> Written request:
Return all entries word for word, but drop any images.

(Source code of charts)
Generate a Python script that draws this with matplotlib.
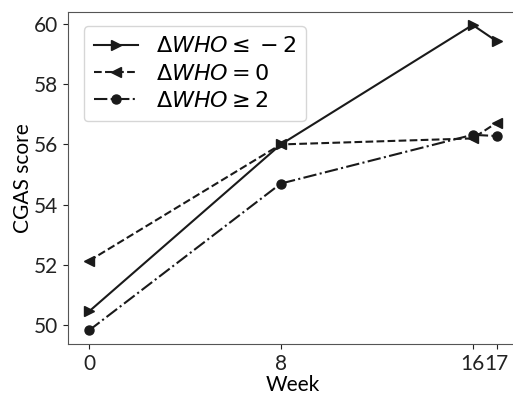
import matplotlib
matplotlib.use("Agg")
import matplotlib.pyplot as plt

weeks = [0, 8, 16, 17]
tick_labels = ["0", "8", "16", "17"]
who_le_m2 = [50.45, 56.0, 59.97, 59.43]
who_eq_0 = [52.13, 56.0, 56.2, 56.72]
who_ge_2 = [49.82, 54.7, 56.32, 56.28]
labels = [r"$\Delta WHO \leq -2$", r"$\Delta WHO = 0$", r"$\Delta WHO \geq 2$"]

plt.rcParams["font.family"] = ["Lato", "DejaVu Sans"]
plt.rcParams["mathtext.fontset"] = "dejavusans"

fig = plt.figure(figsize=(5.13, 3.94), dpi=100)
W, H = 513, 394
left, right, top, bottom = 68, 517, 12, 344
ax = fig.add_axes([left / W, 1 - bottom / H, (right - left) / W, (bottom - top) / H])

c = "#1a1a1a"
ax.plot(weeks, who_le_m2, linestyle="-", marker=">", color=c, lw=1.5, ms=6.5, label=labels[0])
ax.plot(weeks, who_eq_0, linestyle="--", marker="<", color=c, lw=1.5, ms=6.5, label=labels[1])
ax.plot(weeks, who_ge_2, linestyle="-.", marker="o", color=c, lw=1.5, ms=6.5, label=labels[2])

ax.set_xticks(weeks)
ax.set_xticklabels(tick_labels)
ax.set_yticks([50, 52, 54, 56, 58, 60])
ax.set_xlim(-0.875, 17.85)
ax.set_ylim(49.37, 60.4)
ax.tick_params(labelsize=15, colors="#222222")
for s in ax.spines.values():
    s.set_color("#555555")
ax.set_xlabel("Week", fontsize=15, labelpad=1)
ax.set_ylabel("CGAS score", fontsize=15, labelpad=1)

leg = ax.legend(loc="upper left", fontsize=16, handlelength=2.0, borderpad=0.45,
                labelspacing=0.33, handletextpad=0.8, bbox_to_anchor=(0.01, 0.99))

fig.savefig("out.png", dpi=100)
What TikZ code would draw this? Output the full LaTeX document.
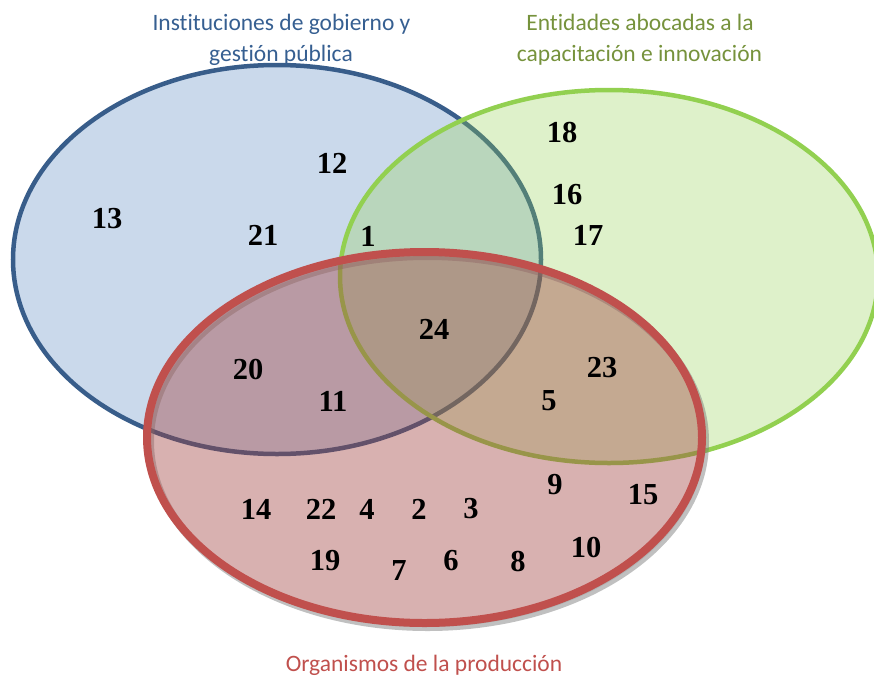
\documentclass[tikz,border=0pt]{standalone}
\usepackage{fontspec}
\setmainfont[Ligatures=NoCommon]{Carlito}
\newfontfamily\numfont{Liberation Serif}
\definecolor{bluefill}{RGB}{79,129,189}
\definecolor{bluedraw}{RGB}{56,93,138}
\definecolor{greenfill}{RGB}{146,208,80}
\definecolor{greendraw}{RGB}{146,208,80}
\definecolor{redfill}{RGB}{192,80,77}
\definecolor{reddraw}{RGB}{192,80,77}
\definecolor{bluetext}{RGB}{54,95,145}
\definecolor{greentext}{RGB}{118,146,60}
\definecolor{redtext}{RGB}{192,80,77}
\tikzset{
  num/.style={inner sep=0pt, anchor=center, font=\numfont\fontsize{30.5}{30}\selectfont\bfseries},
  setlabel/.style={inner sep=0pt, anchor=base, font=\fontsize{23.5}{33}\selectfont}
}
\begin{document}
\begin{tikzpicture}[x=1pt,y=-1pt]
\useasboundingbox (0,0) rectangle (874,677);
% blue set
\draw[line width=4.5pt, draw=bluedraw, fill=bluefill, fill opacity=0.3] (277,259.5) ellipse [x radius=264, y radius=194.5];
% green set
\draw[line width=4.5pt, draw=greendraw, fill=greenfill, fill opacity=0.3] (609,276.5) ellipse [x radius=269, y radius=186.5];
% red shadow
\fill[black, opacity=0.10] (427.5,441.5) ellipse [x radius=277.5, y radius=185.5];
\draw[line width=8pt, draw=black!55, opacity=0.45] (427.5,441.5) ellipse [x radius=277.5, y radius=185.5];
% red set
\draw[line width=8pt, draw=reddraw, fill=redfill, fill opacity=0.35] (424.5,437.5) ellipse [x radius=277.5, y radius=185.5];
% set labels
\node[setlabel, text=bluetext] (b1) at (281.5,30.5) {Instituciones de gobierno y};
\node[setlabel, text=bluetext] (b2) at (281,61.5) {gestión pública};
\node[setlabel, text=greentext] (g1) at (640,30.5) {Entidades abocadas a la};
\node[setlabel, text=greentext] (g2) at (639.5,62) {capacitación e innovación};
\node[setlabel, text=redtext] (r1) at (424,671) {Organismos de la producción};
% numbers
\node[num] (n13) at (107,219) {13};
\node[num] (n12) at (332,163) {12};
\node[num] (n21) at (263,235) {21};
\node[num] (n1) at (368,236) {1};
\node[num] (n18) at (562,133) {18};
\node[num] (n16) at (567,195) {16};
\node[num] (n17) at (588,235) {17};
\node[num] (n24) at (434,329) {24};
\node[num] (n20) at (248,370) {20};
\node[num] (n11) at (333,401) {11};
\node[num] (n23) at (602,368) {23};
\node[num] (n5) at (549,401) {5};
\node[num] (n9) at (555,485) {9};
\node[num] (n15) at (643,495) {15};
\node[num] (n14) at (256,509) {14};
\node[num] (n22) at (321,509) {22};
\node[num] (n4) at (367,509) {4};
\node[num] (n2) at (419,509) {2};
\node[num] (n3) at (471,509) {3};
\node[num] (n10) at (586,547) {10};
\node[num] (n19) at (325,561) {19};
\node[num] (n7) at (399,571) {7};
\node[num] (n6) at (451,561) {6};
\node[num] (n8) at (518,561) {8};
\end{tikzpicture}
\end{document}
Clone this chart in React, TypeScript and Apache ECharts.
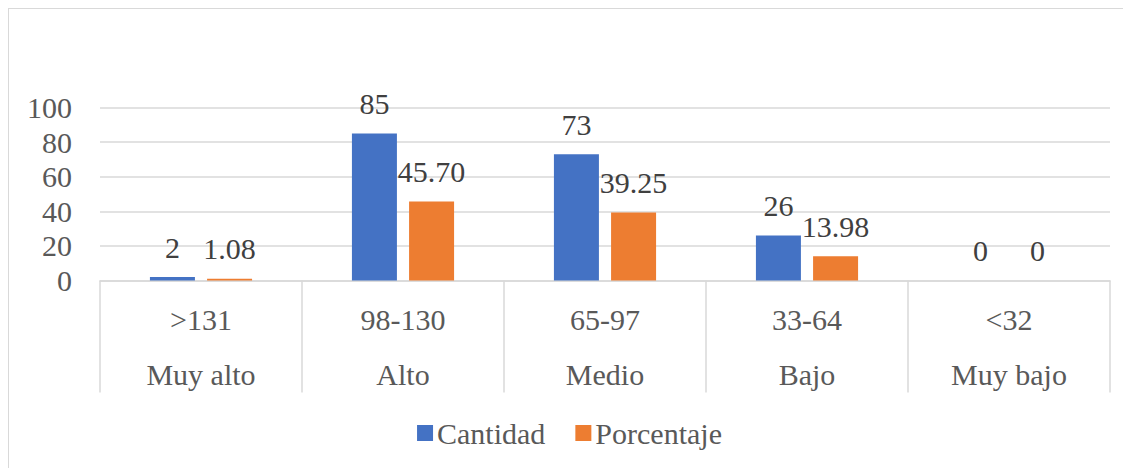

> Complete answer:
Generate a Python script that draws this with matplotlib.
import matplotlib
matplotlib.use("Agg")
import matplotlib.pyplot as plt

weeks = [0, 8, 16, 17]
tick_labels = ["0", "8", "16", "17"]
who_le_m2 = [50.45, 56.0, 59.97, 59.43]
who_eq_0 = [52.13, 56.0, 56.2, 56.72]
who_ge_2 = [49.82, 54.7, 56.32, 56.28]
labels = [r"$\Delta WHO \leq -2$", r"$\Delta WHO = 0$", r"$\Delta WHO \geq 2$"]

plt.rcParams["font.family"] = ["Lato", "DejaVu Sans"]
plt.rcParams["mathtext.fontset"] = "dejavusans"

fig = plt.figure(figsize=(5.13, 3.94), dpi=100)
W, H = 513, 394
left, right, top, bottom = 68, 517, 12, 344
ax = fig.add_axes([left / W, 1 - bottom / H, (right - left) / W, (bottom - top) / H])

c = "#1a1a1a"
ax.plot(weeks, who_le_m2, linestyle="-", marker=">", color=c, lw=1.5, ms=6.5, label=labels[0])
ax.plot(weeks, who_eq_0, linestyle="--", marker="<", color=c, lw=1.5, ms=6.5, label=labels[1])
ax.plot(weeks, who_ge_2, linestyle="-.", marker="o", color=c, lw=1.5, ms=6.5, label=labels[2])

ax.set_xticks(weeks)
ax.set_xticklabels(tick_labels)
ax.set_yticks([50, 52, 54, 56, 58, 60])
ax.set_xlim(-0.875, 17.85)
ax.set_ylim(49.37, 60.4)
ax.tick_params(labelsize=15, colors="#222222")
for s in ax.spines.values():
    s.set_color("#555555")
ax.set_xlabel("Week", fontsize=15, labelpad=1)
ax.set_ylabel("CGAS score", fontsize=15, labelpad=1)

leg = ax.legend(loc="upper left", fontsize=16, handlelength=2.0, borderpad=0.45,
                labelspacing=0.33, handletextpad=0.8, bbox_to_anchor=(0.01, 0.99))

fig.savefig("out.png", dpi=100)
What TikZ code would draw this? Output the full LaTeX document.
\documentclass[tikz,border=0pt]{standalone}
\usepackage{fontspec}
\setmainfont[Ligatures=NoCommon]{Carlito}
\newfontfamily\numfont{Liberation Serif}
\definecolor{bluefill}{RGB}{79,129,189}
\definecolor{bluedraw}{RGB}{56,93,138}
\definecolor{greenfill}{RGB}{146,208,80}
\definecolor{greendraw}{RGB}{146,208,80}
\definecolor{redfill}{RGB}{192,80,77}
\definecolor{reddraw}{RGB}{192,80,77}
\definecolor{bluetext}{RGB}{54,95,145}
\definecolor{greentext}{RGB}{118,146,60}
\definecolor{redtext}{RGB}{192,80,77}
\tikzset{
  num/.style={inner sep=0pt, anchor=center, font=\numfont\fontsize{30.5}{30}\selectfont\bfseries},
  setlabel/.style={inner sep=0pt, anchor=base, font=\fontsize{23.5}{33}\selectfont}
}
\begin{document}
\begin{tikzpicture}[x=1pt,y=-1pt]
\useasboundingbox (0,0) rectangle (874,677);
% blue set
\draw[line width=4.5pt, draw=bluedraw, fill=bluefill, fill opacity=0.3] (277,259.5) ellipse [x radius=264, y radius=194.5];
% green set
\draw[line width=4.5pt, draw=greendraw, fill=greenfill, fill opacity=0.3] (609,276.5) ellipse [x radius=269, y radius=186.5];
% red shadow
\fill[black, opacity=0.10] (427.5,441.5) ellipse [x radius=277.5, y radius=185.5];
\draw[line width=8pt, draw=black!55, opacity=0.45] (427.5,441.5) ellipse [x radius=277.5, y radius=185.5];
% red set
\draw[line width=8pt, draw=reddraw, fill=redfill, fill opacity=0.35] (424.5,437.5) ellipse [x radius=277.5, y radius=185.5];
% set labels
\node[setlabel, text=bluetext] (b1) at (281.5,30.5) {Instituciones de gobierno y};
\node[setlabel, text=bluetext] (b2) at (281,61.5) {gestión pública};
\node[setlabel, text=greentext] (g1) at (640,30.5) {Entidades abocadas a la};
\node[setlabel, text=greentext] (g2) at (639.5,62) {capacitación e innovación};
\node[setlabel, text=redtext] (r1) at (424,671) {Organismos de la producción};
% numbers
\node[num] (n13) at (107,219) {13};
\node[num] (n12) at (332,163) {12};
\node[num] (n21) at (263,235) {21};
\node[num] (n1) at (368,236) {1};
\node[num] (n18) at (562,133) {18};
\node[num] (n16) at (567,195) {16};
\node[num] (n17) at (588,235) {17};
\node[num] (n24) at (434,329) {24};
\node[num] (n20) at (248,370) {20};
\node[num] (n11) at (333,401) {11};
\node[num] (n23) at (602,368) {23};
\node[num] (n5) at (549,401) {5};
\node[num] (n9) at (555,485) {9};
\node[num] (n15) at (643,495) {15};
\node[num] (n14) at (256,509) {14};
\node[num] (n22) at (321,509) {22};
\node[num] (n4) at (367,509) {4};
\node[num] (n2) at (419,509) {2};
\node[num] (n3) at (471,509) {3};
\node[num] (n10) at (586,547) {10};
\node[num] (n19) at (325,561) {19};
\node[num] (n7) at (399,571) {7};
\node[num] (n6) at (451,561) {6};
\node[num] (n8) at (518,561) {8};
\end{tikzpicture}
\end{document}
Clone this chart in React, TypeScript and Apache ECharts.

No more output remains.